- Born: Eugene S. Selvage August 26, 1896 Eureka, California, U.S.
- Died: 1993 (aged 96–97)
- Education: UC Berkeley School of Law
- Occupation: Businessman
- Known for: Owner of the Lucky Lager Brewing Company, founder of the Lucky International Open
- Spouse: Jeanne Sexsmith
- Children: 2
- Parent(s): Thomas H. Selvage Luna M. Shattuck Selvage

= Eugene Selvage =

American businessman (1896–1993)

Eugene "Gene" S. Selvage (1896–1993) was the owner of Lucky Lager Brewing Company and a founder of the Lucky International Open.

==Personal life==
Eugene Selvage was born in Eureka, California, on August 26, 1896. He was the son of Thomas H. Selvage, a Republican California State senator and Luna M. Shattuck Selvage. In 1917, Selvage enlisted in the United States Navy, was commissioned a naval aviator, with the rank of ensign, and continued in the service until August 1919. A graduate of the University of California, Berkeley School of Law, he practiced law after the war. Selvage married Jeanne Sexsmith and they had two children, Marilyn Jeanne and Jeannette Lorraine. He is survived by his five grandchildren Jeanne Wise, Dan and Tom Avila, and Geoff and James Hancock and great-grandchild Marilyn Wendt.

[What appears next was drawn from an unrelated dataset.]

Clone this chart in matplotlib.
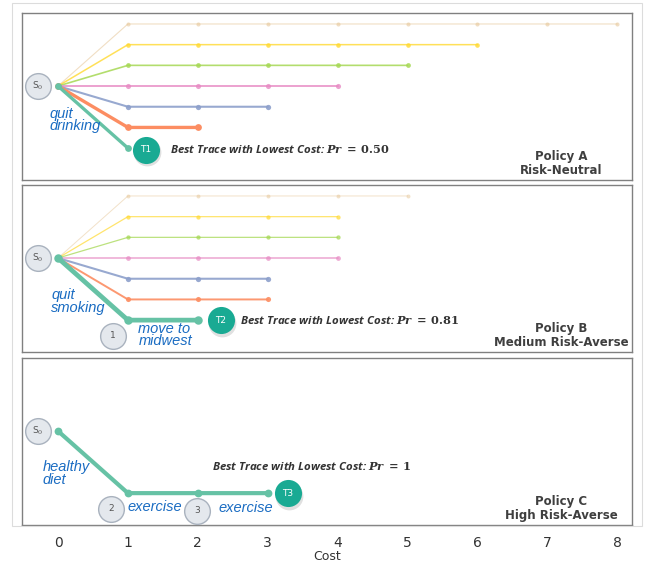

Selvage was an avid sportsman, and achieved amateur standing in skeet-shooting and golfing. He also owned Lucky Livestock Company and Lucky Hereford Ranch in Gilroy, California.

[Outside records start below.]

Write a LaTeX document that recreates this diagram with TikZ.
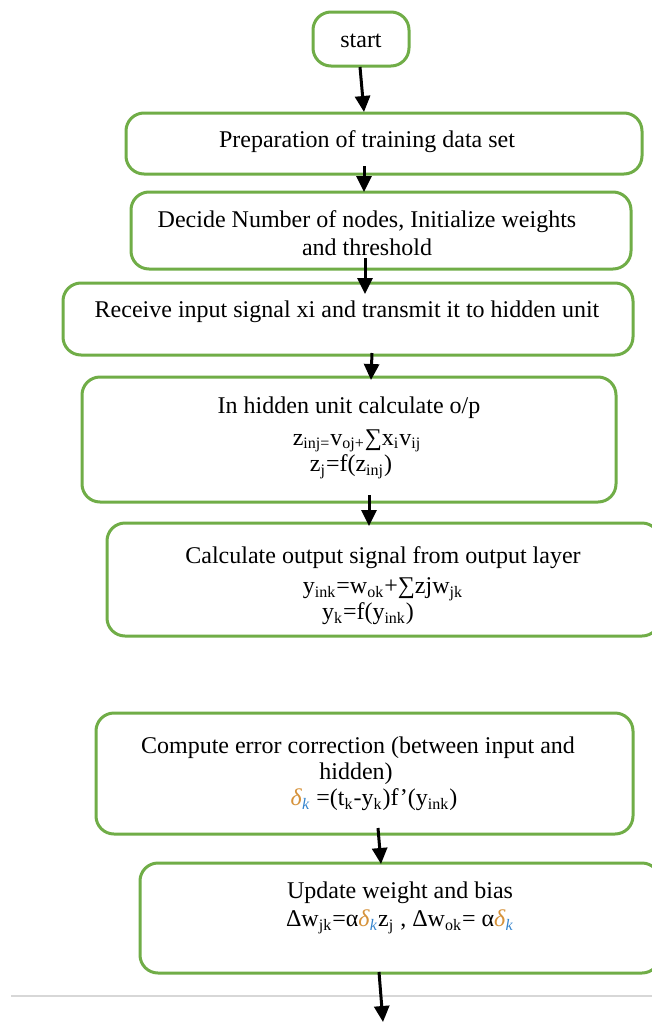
\documentclass[tikz,border=0pt]{standalone}
\usepackage{fontspec}
\setmainfont{Liberation Serif}
\usetikzlibrary{arrows.meta}
\definecolor{boxgreen}{RGB}{112,173,71}
\definecolor{deltaor}{RGB}{214,146,58}
\definecolor{deltabl}{RGB}{52,132,205}
\definecolor{rulegray}{RGB}{215,215,215}
\newcommand{\deltak}{{\color{deltaor}\textit{δ}}\textsubscript{\color{deltabl}\textit{k}}}
\newcommand{\flowbox}[5]{\node[fbox, minimum width=#4*0.5pt, minimum height=#5*0.5pt] (#1) at (#2,#3) {};}
\tikzset{
  fbox/.style={draw=boxgreen, line width=1.5pt, rounded corners=9pt, fill=none, inner sep=0pt},
  txt/.style={font=\fontsize{12pt}{14pt}\selectfont, inner sep=0pt, text=black},
  conn/.style={line width=1.5pt, -{Triangle[width=7.5pt,length=8pt]}}
}
\begin{document}
\begin{tikzpicture}[x=0.5pt,y=-0.5pt]
\useasboundingbox (0,0) rectangle (652,1023);
\clip (0,0) rectangle (652,1023);
\fill[white] (0,0) rectangle (652,1023);

% boxes
\flowbox{start}{361}{39}{96}{54}
\flowbox{prep}{384}{143.5}{516}{61}
\flowbox{decide}{381}{230.5}{500}{77}
\flowbox{receive}{348}{319}{570}{72}
\flowbox{hidden}{349}{439.5}{534}{125}
\flowbox{output}{383.5}{579.5}{553}{113}
\flowbox{compute}{364.5}{773.5}{537}{121}
\flowbox{update}{400}{918}{520}{110}

% texts
\node[txt] (tstart) at (361,41) {start};
\node[txt] (tprep) at (367,142) {Preparation of training data set};
\node[txt] (tdec1) at (367,222) {Decide Number of nodes, Initialize weights};
\node[txt] (tdec2) at (367,247) {and threshold};
\node[txt] (trec) at (347,312) {Receive input signal xi and transmit it to hidden unit};
\node[txt] (thid1) at (349,408) {In hidden unit calculate o/p};
\node[txt] (thid2) at (357,441) {z\textsubscript{inj=}v\textsubscript{oj+}∑x\textsubscript{i}v\textsubscript{ij}};
\node[txt] (thid3) at (351,467) {z\textsubscript{j}=f(z\textsubscript{inj})};
\node[txt] (tout1) at (383,558) {Calculate output signal from output layer};
\node[txt] (tout2) at (383,589) {y\textsubscript{ink}=w\textsubscript{ok}+∑zjw\textsubscript{jk}};
\node[txt] (tout3) at (368,614) {y\textsubscript{k}=f(y\textsubscript{ink})};
\node[txt] (tcom1) at (358,748) {Compute error correction (between input and};
\node[txt] (tcom2) at (356,774) {hidden)};
\node[txt] (tcom3) at (374,800) {\deltak{} =(t\textsubscript{k}-y\textsubscript{k})f’(y\textsubscript{ink})};
\node[txt] (tupd1) at (400,893) {Update weight and bias};
\node[txt] (tupd2) at (400,922) {Δw\textsubscript{jk}=α\deltak z\textsubscript{j}\ , Δw\textsubscript{ok}= α\deltak};

% gray rule
\coordinate (ruleL) at (11,996);
\coordinate (ruleR) at (652,996);
\draw[rulegray, line width=1.1pt] (ruleL) -- (ruleR);

% connector end points
\coordinate (a1s) at (360,67);
\coordinate (a1e) at (364,112);
\coordinate (a2s) at (364,166);
\coordinate (a2e) at (364,192);
\coordinate (a3s) at (365,258);
\coordinate (a3e) at (365,294);
\coordinate (a4s) at (372,353);
\coordinate (a4e) at (371,380);
\coordinate (a5s) at (369,495);
\coordinate (a5e) at (369,526);
\coordinate (a6s) at (378,828);
\coordinate (a6e) at (381,864);
\coordinate (a7s) at (379,972);
\coordinate (a7e) at (383,1022);

\draw[conn] (a1s) -- (a1e);
\draw[conn] (a2s) -- (a2e);
\draw[conn] (a3s) -- (a3e);
\draw[conn] (a4s) -- (a4e);
\draw[conn] (a5s) -- (a5e);
\draw[conn] (a6s) -- (a6e);
\draw[conn] (a7s) -- (a7e);
\end{tikzpicture}
\end{document}
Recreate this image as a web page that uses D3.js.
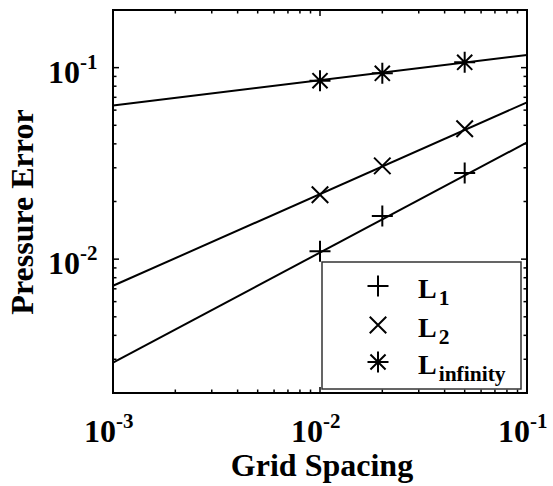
<!DOCTYPE html>
<html>
<head>
<meta charset="utf-8">
<script src="https://cdn.jsdelivr.net/npm/d3@7"></script>
<style>
  html, body { margin: 0; padding: 0; background: #fff; }
  svg { display: block; }
  text { font-family: "Liberation Serif", "Times New Roman", serif; font-weight: bold; fill: #000; }
</style>
</head>
<body>
<svg id="chart" width="553" height="486"></svg>
<script>
// Grid spacing of the measured runs and the pressure error norms
const gridSpacing = [0.01, 0.02, 0.05];
const errL1   = [0.0110, 0.0168, 0.0282];
const errL2   = [0.0217, 0.0307, 0.0480];
const errLinf = [0.0855, 0.0934, 0.1066];

// Least-squares fit lines evaluated at the ends of the x range
const fitSpacing = [0.001, 0.1];
const fitL1   = [0.00288, 0.0407];
const fitL2   = [0.00726, 0.0659];
const fitLinf = [0.0634, 0.1165];

// Axis limits and labelled decades
const xDomain = [0.001, 0.1];
const yDomain = [0.002, 0.2];
const xTickExps = [-3, -2, -1];
const yTickExps = [-2, -1];

const legendNames = ["1", "2", "infinity"];
const markerKinds = ["plus", "cross", "star"];

const svg = d3.select("#chart");
const m = { left: 113, right: 527, top: 10, bottom: 393 };

const x = d3.scaleLog().domain(xDomain).range([m.left, m.right]);
const y = d3.scaleLog().domain(yDomain).range([m.bottom, m.top]);

const series = [
  { name: legendNames[0], kind: markerKinds[0], pts: errL1,   fit: fitL1 },
  { name: legendNames[1], kind: markerKinds[1], pts: errL2,   fit: fitL2 },
  { name: legendNames[2], kind: markerKinds[2], pts: errLinf, fit: fitLinf }
];

// Marker path generators (centered at 0,0)
function markerPath(kind, s) {
  const p = d3.path();
  if (kind === "plus") {
    p.moveTo(-s, 0); p.lineTo(s, 0);
    p.moveTo(0, -s); p.lineTo(0, s);
  } else if (kind === "cross") {
    const d = s * 0.75;
    p.moveTo(-d, -d); p.lineTo(d, d);
    p.moveTo(-d, d); p.lineTo(d, -d);
  } else {
    const d = s * 0.72;
    p.moveTo(-s, 0); p.lineTo(s, 0);
    p.moveTo(0, -s); p.lineTo(0, s);
    p.moveTo(-d, -d); p.lineTo(d, d);
    p.moveTo(-d, d); p.lineTo(d, -d);
  }
  return p.toString();
}

// Ticks on all four sides, pointing inward
const xAll = x.ticks();
const yAll = y.ticks();
const isMajor = v => Math.abs(Math.log10(v) - Math.round(Math.log10(v))) < 1e-9;
const majorLen = 6, minorLen = 3.5;

const axisG = svg.append("g").attr("stroke", "#000").attr("stroke-width", 1.5);
xAll.forEach(v => {
  const len = isMajor(v) ? majorLen : minorLen;
  const px = x(v);
  axisG.append("line").attr("x1", px).attr("x2", px).attr("y1", m.bottom).attr("y2", m.bottom - len);
  axisG.append("line").attr("x1", px).attr("x2", px).attr("y1", m.top).attr("y2", m.top + len);
});
yAll.forEach(v => {
  const len = isMajor(v) ? majorLen : minorLen;
  const py = y(v);
  axisG.append("line").attr("x1", m.left).attr("x2", m.left + len).attr("y1", py).attr("y2", py);
  axisG.append("line").attr("x1", m.right).attr("x2", m.right - len).attr("y1", py).attr("y2", py);
});

// Fit lines
const line = d3.line().x(d => x(d[0])).y(d => y(d[1]));
series.forEach(s => {
  svg.append("path")
    .attr("d", line(fitSpacing.map((h, i) => [h, s.fit[i]])))
    .attr("fill", "none").attr("stroke", "#000").attr("stroke-width", 2);
});

// Data markers
series.forEach(s => {
  svg.append("g").selectAll("path").data(s.pts).join("path")
    .attr("transform", (d, i) => `translate(${x(gridSpacing[i])},${y(d)})`)
    .attr("d", markerPath(s.kind, s.kind === "cross" ? 11 : 10.5))
    .attr("fill", "none").attr("stroke", "#000").attr("stroke-width", 2);
});

// Legend
const lg = svg.append("g");
lg.append("rect").attr("x", 322).attr("y", 262).attr("width", 199).attr("height", 127)
  .attr("fill", "#fff").attr("stroke", "#333").attr("stroke-width", 1.5);
const legendRows = [286, 325, 362];
series.forEach((s, i) => {
  lg.append("path")
    .attr("transform", `translate(378,${legendRows[i]})`)
    .attr("d", markerPath(s.kind, s.kind === "cross" ? 11 : 10.5))
    .attr("fill", "none").attr("stroke", "#000").attr("stroke-width", 2);
  const t = lg.append("text").attr("x", 418).attr("y", legendRows[i] + 12).attr("font-size", 28);
  t.append("tspan").text("L");
  t.append("tspan").attr("dx", 2).attr("dy", 7).attr("font-size", 21.5).text(s.name);
});

// Axis box
svg.append("rect").attr("x", m.left).attr("y", m.top)
  .attr("width", m.right - m.left).attr("height", m.bottom - m.top)
  .attr("fill", "none").attr("stroke", "#000").attr("stroke-width", 2);

// Tick labels as powers of ten: mantissa ends at the anchor, exponent starts there
function powLabel(ax, ay, e) {
  svg.append("text").attr("x", ax).attr("y", ay).attr("font-size", 32)
    .attr("text-anchor", "end").text("10");
  svg.append("text").attr("x", ax).attr("y", ay - 14).attr("font-size", 21)
    .attr("text-anchor", "start").text(String(e));
}
xTickExps.forEach(e => powLabel(x(Math.pow(10, e)) + 3, 442, e));
yTickExps.forEach(e => powLabel(80, y(Math.pow(10, e)) + 15, e));

// Axis titles
svg.append("text").attr("x", 322).attr("y", 476).attr("text-anchor", "middle")
  .attr("font-size", 32).text("Grid Spacing");
svg.append("text").attr("transform", "translate(33,212) rotate(-90)").attr("text-anchor", "middle")
  .attr("font-size", 32).text("Pressure Error");
</script>
</body>
</html>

==Lucky Lager Brewing Company==
Selvage was the founder and owner of the General Brewing Company, which produced Lucky Lager. The General Brewing Company was incorporated in California in 1933 and headquartered in San Francisco. General Brewing became the Lucky Lager Brewing Company in 1948 and began building and acquiring new breweries throughout the Western states. Under Selvage's leadership as owner and CEO, Lucky Lager achieved phenomenal growth in the 1950s, and for more than a decade Lucky Lager beer was the sales leader in the entire West. In 1961, Selvage retired as CEO, but was retained to serve as chairman of the board.

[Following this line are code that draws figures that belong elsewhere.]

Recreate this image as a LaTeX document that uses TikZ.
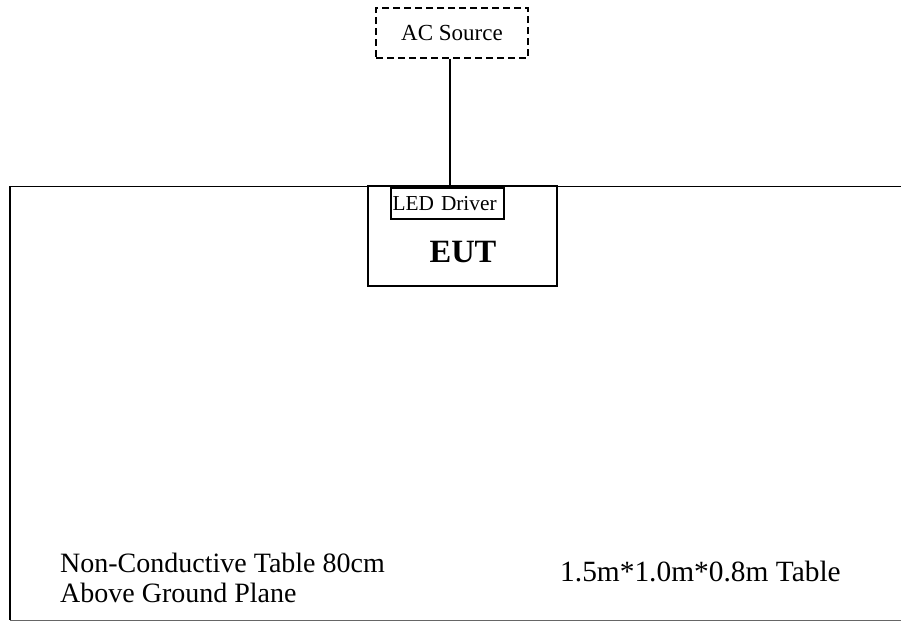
\documentclass[tikz,border=0pt]{standalone}
\usepackage{fontspec}
\setmainfont{Liberation Serif}
\usetikzlibrary{positioning}

\tikzset{
  unitbox/.style={draw, line width=1.5pt, inner sep=0pt, anchor=center},
  srcbox/.style={unitbox, dash pattern=on 7pt off 4pt},
  tablelabel/.style={anchor=north west, inner sep=0pt, font=\fontsize{28}{33}\selectfont, align=left}
}

\begin{document}
\begin{tikzpicture}[x=1pt,y=1pt,yscale=-1,xscale=1]
  \useasboundingbox (0,0) rectangle (901,621);
  %Table outline
  \draw [line width=1.6pt] (901,186.5) -- (10,186.5) -- (10,620);
  \draw [line width=0.8pt, color=black!60] (10,620) -- (901,620);
  %Shape: AC source (dashed)
  \node [srcbox, minimum width=152pt, minimum height=50pt, font=\fontsize{23}{27}\selectfont] (src) at (452,33) {AC Source};
  %Shape: EUT
  \node [unitbox, minimum width=189pt, minimum height=100pt] (eut) at (462.5,236) {};
  %Shape: LED driver
  \node [unitbox, inner xsep=1.5pt, text width=110pt, minimum height=31pt, align=left, font=\fontsize{21.3}{25}\selectfont] (drv) at (447.5,203.5) {LED Driver};
  %Straight Lines: supply cable
  \draw [line width=1.5pt] (src.south -| 450,0) -- (eut.north -| 450,0);

  % Text Node
  \node [inner sep=0pt, font=\bfseries\fontsize{32.5}{38}\selectfont] (euttxt) at (463,252) {EUT};
  % Text Node
  \node [tablelabel] (tabtxt) at (60,553) {Non-Conductive Table 80cm\\[-3pt]Above Ground Plane};
  % Text Node
  \node [tablelabel, font=\fontsize{29.4}{34}\selectfont] (sizetxt) at (560,561) {1.5m*1.0m*0.8m Table};
\end{tikzpicture}
\end{document}
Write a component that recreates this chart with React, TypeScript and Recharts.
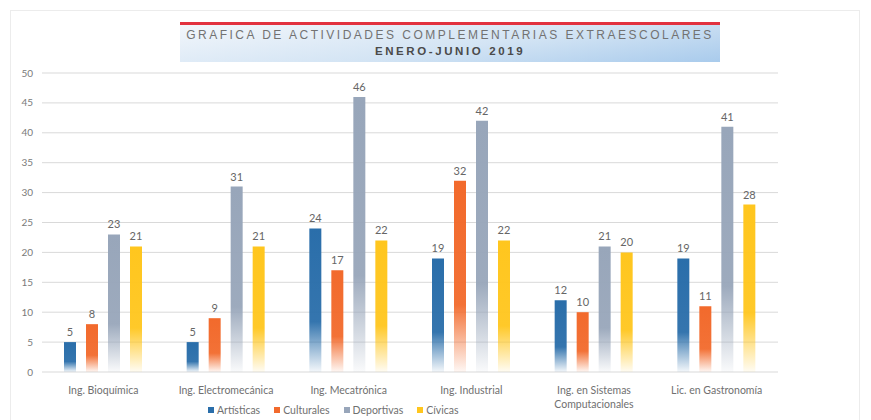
import { BarChart, Bar, XAxis, YAxis, CartesianGrid, LabelList } from 'recharts';

const categories = [
  'Ing. Bioquímica',
  'Ing. Electromecánica',
  'Ing. Mecatrónica',
  'Ing. Industrial',
  'Ing. en Sistemas\nComputacionales',
  'Lic. en Gastronomía',
];
const artisticas = [5, 5, 24, 19, 12, 19];
const culturales = [8, 9, 17, 32, 10, 11];
const deportivas = [23, 31, 46, 42, 21, 41];
const civicas = [21, 21, 22, 22, 20, 28];
const yTicks = [0, 5, 10, 15, 20, 25, 30, 35, 40, 45, 50];

const series = [
  { key: 'artisticas', name: 'Artísticas', color: '#2a6eaa' },
  { key: 'culturales', name: 'Culturales', color: '#f26a2c' },
  { key: 'deportivas', name: 'Deportivas', color: '#98a6ba' },
  { key: 'civicas', name: 'Cívicas', color: '#ffc61e' },
];

const data = categories.map((name, i) => ({
  name,
  artisticas: artisticas[i],
  culturales: culturales[i],
  deportivas: deportivas[i],
  civicas: civicas[i],
}));

const FONT = 'Lato, "Open Sans", sans-serif';

const CategoryTick = (props: any) => {
  const { x, y, payload } = props;
  const lines = String(payload.value).split('\n');
  return (
    <text x={x} y={y} textAnchor="middle" fill="#707070" fontSize={10.5} fontFamily={FONT}>
      {lines.map((line, i) => (
        <tspan key={i} x={x} dy={i === 0 ? '0.71em' : '1.25em'}>
          {line}
        </tspan>
      ))}
    </text>
  );
};

const App = () => {
  return (
    <div style={{ position: 'absolute', left: 0, top: 0, width: 871, height: 420, background: '#fff' }}>
      {/* marco */}
      <div
        style={{
          position: 'absolute',
          left: 10,
          top: 10,
          width: 850,
          height: 420,
          border: '1px solid #ececec',
          boxSizing: 'border-box',
        }}
      />
      {/* titulo */}
      <div
        style={{
          position: 'absolute',
          left: 180,
          top: 22,
          width: 540,
          height: 40,
          borderTop: '3px solid #e2323f',
          background: 'linear-gradient(172deg, #f2f6fb 0%, #d3e4f4 55%, #a9cbec 100%)',
          boxSizing: 'border-box',
          textAlign: 'center',
          fontFamily: '"Liberation Sans", Arial, sans-serif',
          color: '#727272',
          lineHeight: '16px',
          paddingTop: 2,
          whiteSpace: 'nowrap',
        }}
      >
        <div style={{ fontSize: 12, letterSpacing: 2.5 }}>
          GRAFICA DE ACTIVIDADES COMPLEMENTARIAS EXTRAESCOLARES
        </div>
        <div style={{ fontSize: 11.5, fontWeight: 'bold', color: '#4a4a4a', letterSpacing: 2.6 }}>
          ENERO-JUNIO 2019
        </div>
      </div>

      <BarChart
        width={871}
        height={420}
        data={data}
        margin={{ top: 73, right: 93, left: 0, bottom: 18 }}
        barSize={12}
        barGap={10}
      >
        <defs>
          {series.map((s) => (
            <linearGradient key={s.key} id={`grad-${s.key}`} x1="0" y1="0" x2="0" y2="1">
              <stop offset="0%" stopColor={s.color} stopOpacity={1} />
              <stop offset="65%" stopColor={s.color} stopOpacity={0.95} />
              <stop offset="100%" stopColor={s.color} stopOpacity={0.05} />
            </linearGradient>
          ))}
        </defs>

        <CartesianGrid stroke="#d9d9d9" vertical={false} />

        <XAxis
          dataKey="name"
          axisLine={false}
          tickLine={false}
          tickMargin={9}
          height={30}
          interval={0}
          tick={<CategoryTick />}
        />
        <YAxis
          domain={[0, 50]}
          ticks={yTicks}
          axisLine={false}
          tickLine={false}
          width={42}
          tickMargin={3}
          tick={{ fill: '#7a7a7a', fontSize: 10, fontFamily: FONT }}
        />

        {series.map((s) => (
          <Bar
            key={s.key}
            dataKey={s.key}
            name={s.name}
            fill={`url(#grad-${s.key})`}
            isAnimationActive={false}
          >
            <LabelList
              dataKey={s.key}
              position="top"
              offset={6}
              fill="#666666"
              fontSize={11}
              fontFamily={FONT}
            />
          </Bar>
        ))}
      </BarChart>

      {/* leyenda */}
      <div
        style={{
          position: 'absolute',
          left: 208,
          top: 403,
          display: 'flex',
          gap: 14,
          fontFamily: FONT,
          fontSize: 10.5,
          color: '#707070',
          lineHeight: '14px',
        }}
      >
        {series.map((s) => (
          <div key={s.key} style={{ display: 'flex', alignItems: 'center', gap: 3 }}>
            <span style={{ width: 6, height: 6, background: s.color, display: 'inline-block' }} />
            <span>{s.name}</span>
          </div>
        ))}
      </div>
    </div>
  );
};

export default App;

Selvage served as president of the California Brewers Association.

==Lucky International Open==
Selvage was a founder of the Lucky International Open. An avid golfer and fan, Selvage believed that the San Francisco Bay Area should play a major role in professional golf. He sponsored the Lucky International Open via his company throughout the 1960s, until the tournament disbanded in 1969.

Selvage was close friends and an early sponsor of Masters champion George Archer. In fact, Archer received his nickname "Golfing Cowboy" as a result of a summer job in his youth spent at Selvage's Lucky Hereford Ranch.